## Exercise
Please transcribe the data that follows without the pictures, keeping every word the same.

## Given material

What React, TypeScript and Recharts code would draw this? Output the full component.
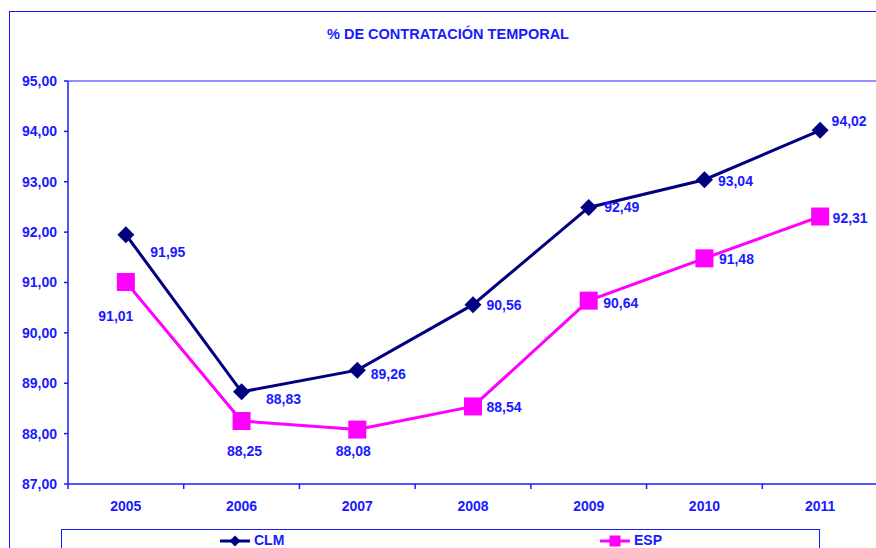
import React from 'react';
import { LineChart, Line, XAxis, YAxis, ReferenceLine, LabelList } from 'recharts';

const years = ['2005', '2006', '2007', '2008', '2009', '2010', '2011'];
const clmValues = [91.95, 88.83, 89.26, 90.56, 92.49, 93.04, 94.02];
const espValues = [91.01, 88.25, 88.08, 88.54, 90.64, 91.48, 92.31];
const yTicks = [87, 88, 89, 90, 91, 92, 93, 94, 95];

const data = years.map((year, i) => ({ year, CLM: clmValues[i], ESP: espValues[i] }));

const BLUE = '#1a1aff';
const NAVY = '#000080';
const MAGENTA = '#ff00ff';
const FONT = '"Liberation Sans", Arial, sans-serif';

const WIDTH = 878;
const HEIGHT = 548;
const X_AXIS_H = 30;
const MARGIN = { top: 81, right: 0, bottom: 64 - X_AXIS_H, left: 0 };
const Y_AXIS_W = 68;
const AXIS_Y = HEIGHT - 64;
const BAND = (WIDTH - Y_AXIS_W) / years.length;

// label offsets from each point (text centre), like the excel labels
const clmOffsets = [[42, 17], [42, 7], [31, 4], [31, 0], [33, 0], [31, 1], [29, -9]];
const espOffsets = [[-10, 34], [3, 30], [-4, 21], [31, 1], [32, 2], [32, 1], [30, 1]];

const fmt = (v: number) => v.toFixed(2).replace('.', ',');

const Diamond = (props: any) => {
  const { cx, cy, size = 8.5 } = props;
  if (cx == null || cy == null) return null;
  const s = size;
  return <polygon points={`${cx},${cy - s} ${cx + s},${cy} ${cx},${cy + s} ${cx - s},${cy}`} fill={NAVY} />;
};

const Square = (props: any) => {
  const { cx, cy, size = 9 } = props;
  if (cx == null || cy == null) return null;
  return <rect x={cx - size} y={cy - size} width={size * 2} height={size * 2} fill={MAGENTA} />;
};

const makeLabel = (offsets: number[][]) => (props: any) => {
  const { x, y, value, index } = props;
  const [dx, dy] = offsets[index] || [30, 0];
  return (
    <text x={x + dx} y={y + dy} textAnchor="middle" dominantBaseline="central"
      fill={BLUE} fontSize={14} fontWeight="bold" fontFamily={FONT}>
      {fmt(value)}
    </text>
  );
};

const XTick = (props: any) => {
  const { x, payload, index } = props;
  return (
    <g>
      <line x1={x - BAND / 2} y1={AXIS_Y} x2={x - BAND / 2} y2={AXIS_Y + 5} stroke={BLUE} strokeWidth={1.5} />
      {index === years.length - 1 && (
        <line x1={x + BAND / 2} y1={AXIS_Y} x2={x + BAND / 2} y2={AXIS_Y + 5} stroke={BLUE} strokeWidth={1.5} />
      )}
      <text x={x} y={AXIS_Y + 22} textAnchor="middle" dominantBaseline="central"
        fill={BLUE} fontSize={14} fontWeight="bold" fontFamily={FONT}>
        {payload.value}
      </text>
    </g>
  );
};

export default function App() {
  return (
    <div style={{ position: 'absolute', left: 0, top: 0, width: 876, height: 548, overflow: 'hidden', background: '#fff', fontFamily: FONT }}>
      <div style={{ position: 'absolute', left: 9, top: 11, width: 900, height: 600, borderLeft: `1.5px solid ${BLUE}`, borderTop: `1.5px solid ${BLUE}` }} />
      <div style={{ position: 'absolute', left: 0, top: 26, width: 896, textAlign: 'center', color: BLUE, fontSize: 14.5, fontWeight: 'bold' }}>
        % DE CONTRATACIÓN TEMPORAL
      </div>
      <div style={{ position: 'absolute', left: 0, top: 0 }}>
        <LineChart width={WIDTH} height={HEIGHT} data={data} margin={MARGIN}>
          <XAxis dataKey="year" scale="band" height={X_AXIS_H} axisLine={{ stroke: BLUE, strokeWidth: 1.5 }} tickLine={false} tick={<XTick />} interval={0} />
          <YAxis domain={[87, 95]} ticks={yTicks} width={Y_AXIS_W} tickFormatter={fmt} tickSize={4} tickMargin={7}
            axisLine={{ stroke: BLUE, strokeWidth: 1.5 }} tickLine={{ stroke: BLUE, strokeWidth: 1.5 }}
            tick={{ fill: BLUE, fontSize: 14, fontWeight: 'bold', fontFamily: FONT }} />
          <ReferenceLine y={95} stroke="#6b6bff" strokeWidth={1.5} />
          <Line dataKey="CLM" stroke={NAVY} strokeWidth={3} dot={<Diamond />} activeDot={false} isAnimationActive={false}>
            <LabelList dataKey="CLM" content={makeLabel(clmOffsets)} />
          </Line>
          <Line dataKey="ESP" stroke={MAGENTA} strokeWidth={3} dot={<Square />} activeDot={false} isAnimationActive={false}>
            <LabelList dataKey="ESP" content={makeLabel(espOffsets)} />
          </Line>
        </LineChart>
      </div>
      <div style={{ position: 'absolute', left: 61, top: 529, width: 757, height: 40, borderLeft: `1.5px solid ${BLUE}`, borderTop: `1.5px solid ${BLUE}`, borderRight: `1.5px solid ${BLUE}` }}>
        <svg width={757} height={30} style={{ position: 'absolute', left: 0, top: 0 }}>
          <line x1={158} y1={11} x2={188} y2={11} stroke={NAVY} strokeWidth={3} />
          <Diamond cx={173} cy={11} size={5.5} />
          <text x={192} y={10} dominantBaseline="central" fill={BLUE} fontSize={14} fontWeight="bold" fontFamily={FONT}>CLM</text>
          <line x1={538} y1={11} x2={568} y2={11} stroke={MAGENTA} strokeWidth={3} />
          <Square cx={553} cy={11} size={5.5} />
          <text x={572} y={10} dominantBaseline="central" fill={BLUE} fontSize={14} fontWeight="bold" fontFamily={FONT}>ESP</text>
        </svg>
      </div>
    </div>
  );
}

## Exercise response
What React, TypeScript and Recharts code would draw this? Output the full component.
import React from 'react';
import { LineChart, Line, XAxis, YAxis, ReferenceLine, LabelList } from 'recharts';

const years = ['2005', '2006', '2007', '2008', '2009', '2010', '2011'];
const clmValues = [91.95, 88.83, 89.26, 90.56, 92.49, 93.04, 94.02];
const espValues = [91.01, 88.25, 88.08, 88.54, 90.64, 91.48, 92.31];
const yTicks = [87, 88, 89, 90, 91, 92, 93, 94, 95];

const data = years.map((year, i) => ({ year, CLM: clmValues[i], ESP: espValues[i] }));

const BLUE = '#1a1aff';
const NAVY = '#000080';
const MAGENTA = '#ff00ff';
const FONT = '"Liberation Sans", Arial, sans-serif';

const WIDTH = 878;
const HEIGHT = 548;
const X_AXIS_H = 30;
const MARGIN = { top: 81, right: 0, bottom: 64 - X_AXIS_H, left: 0 };
const Y_AXIS_W = 68;
const AXIS_Y = HEIGHT - 64;
const BAND = (WIDTH - Y_AXIS_W) / years.length;

// label offsets from each point (text centre), like the excel labels
const clmOffsets = [[42, 17], [42, 7], [31, 4], [31, 0], [33, 0], [31, 1], [29, -9]];
const espOffsets = [[-10, 34], [3, 30], [-4, 21], [31, 1], [32, 2], [32, 1], [30, 1]];

const fmt = (v: number) => v.toFixed(2).replace('.', ',');

const Diamond = (props: any) => {
  const { cx, cy, size = 8.5 } = props;
  if (cx == null || cy == null) return null;
  const s = size;
  return <polygon points={`${cx},${cy - s} ${cx + s},${cy} ${cx},${cy + s} ${cx - s},${cy}`} fill={NAVY} />;
};

const Square = (props: any) => {
  const { cx, cy, size = 9 } = props;
  if (cx == null || cy == null) return null;
  return <rect x={cx - size} y={cy - size} width={size * 2} height={size * 2} fill={MAGENTA} />;
};

const makeLabel = (offsets: number[][]) => (props: any) => {
  const { x, y, value, index } = props;
  const [dx, dy] = offsets[index] || [30, 0];
  return (
    <text x={x + dx} y={y + dy} textAnchor="middle" dominantBaseline="central"
      fill={BLUE} fontSize={14} fontWeight="bold" fontFamily={FONT}>
      {fmt(value)}
    </text>
  );
};

const XTick = (props: any) => {
  const { x, payload, index } = props;
  return (
    <g>
      <line x1={x - BAND / 2} y1={AXIS_Y} x2={x - BAND / 2} y2={AXIS_Y + 5} stroke={BLUE} strokeWidth={1.5} />
      {index === years.length - 1 && (
        <line x1={x + BAND / 2} y1={AXIS_Y} x2={x + BAND / 2} y2={AXIS_Y + 5} stroke={BLUE} strokeWidth={1.5} />
      )}
      <text x={x} y={AXIS_Y + 22} textAnchor="middle" dominantBaseline="central"
        fill={BLUE} fontSize={14} fontWeight="bold" fontFamily={FONT}>
        {payload.value}
      </text>
    </g>
  );
};

export default function App() {
  return (
    <div style={{ position: 'absolute', left: 0, top: 0, width: 876, height: 548, overflow: 'hidden', background: '#fff', fontFamily: FONT }}>
      <div style={{ position: 'absolute', left: 9, top: 11, width: 900, height: 600, borderLeft: `1.5px solid ${BLUE}`, borderTop: `1.5px solid ${BLUE}` }} />
      <div style={{ position: 'absolute', left: 0, top: 26, width: 896, textAlign: 'center', color: BLUE, fontSize: 14.5, fontWeight: 'bold' }}>
        % DE CONTRATACIÓN TEMPORAL
      </div>
      <div style={{ position: 'absolute', left: 0, top: 0 }}>
        <LineChart width={WIDTH} height={HEIGHT} data={data} margin={MARGIN}>
          <XAxis dataKey="year" scale="band" height={X_AXIS_H} axisLine={{ stroke: BLUE, strokeWidth: 1.5 }} tickLine={false} tick={<XTick />} interval={0} />
          <YAxis domain={[87, 95]} ticks={yTicks} width={Y_AXIS_W} tickFormatter={fmt} tickSize={4} tickMargin={7}
            axisLine={{ stroke: BLUE, strokeWidth: 1.5 }} tickLine={{ stroke: BLUE, strokeWidth: 1.5 }}
            tick={{ fill: BLUE, fontSize: 14, fontWeight: 'bold', fontFamily: FONT }} />
          <ReferenceLine y={95} stroke="#6b6bff" strokeWidth={1.5} />
          <Line dataKey="CLM" stroke={NAVY} strokeWidth={3} dot={<Diamond />} activeDot={false} isAnimationActive={false}>
            <LabelList dataKey="CLM" content={makeLabel(clmOffsets)} />
          </Line>
          <Line dataKey="ESP" stroke={MAGENTA} strokeWidth={3} dot={<Square />} activeDot={false} isAnimationActive={false}>
            <LabelList dataKey="ESP" content={makeLabel(espOffsets)} />
          </Line>
        </LineChart>
      </div>
      <div style={{ position: 'absolute', left: 61, top: 529, width: 757, height: 40, borderLeft: `1.5px solid ${BLUE}`, borderTop: `1.5px solid ${BLUE}`, borderRight: `1.5px solid ${BLUE}` }}>
        <svg width={757} height={30} style={{ position: 'absolute', left: 0, top: 0 }}>
          <line x1={158} y1={11} x2={188} y2={11} stroke={NAVY} strokeWidth={3} />
          <Diamond cx={173} cy={11} size={5.5} />
          <text x={192} y={10} dominantBaseline="central" fill={BLUE} fontSize={14} fontWeight="bold" fontFamily={FONT}>CLM</text>
          <line x1={538} y1={11} x2={568} y2={11} stroke={MAGENTA} strokeWidth={3} />
          <Square cx={553} cy={11} size={5.5} />
          <text x={572} y={10} dominantBaseline="central" fill={BLUE} fontSize={14} fontWeight="bold" fontFamily={FONT}>ESP</text>
        </svg>
      </div>
    </div>
  );
}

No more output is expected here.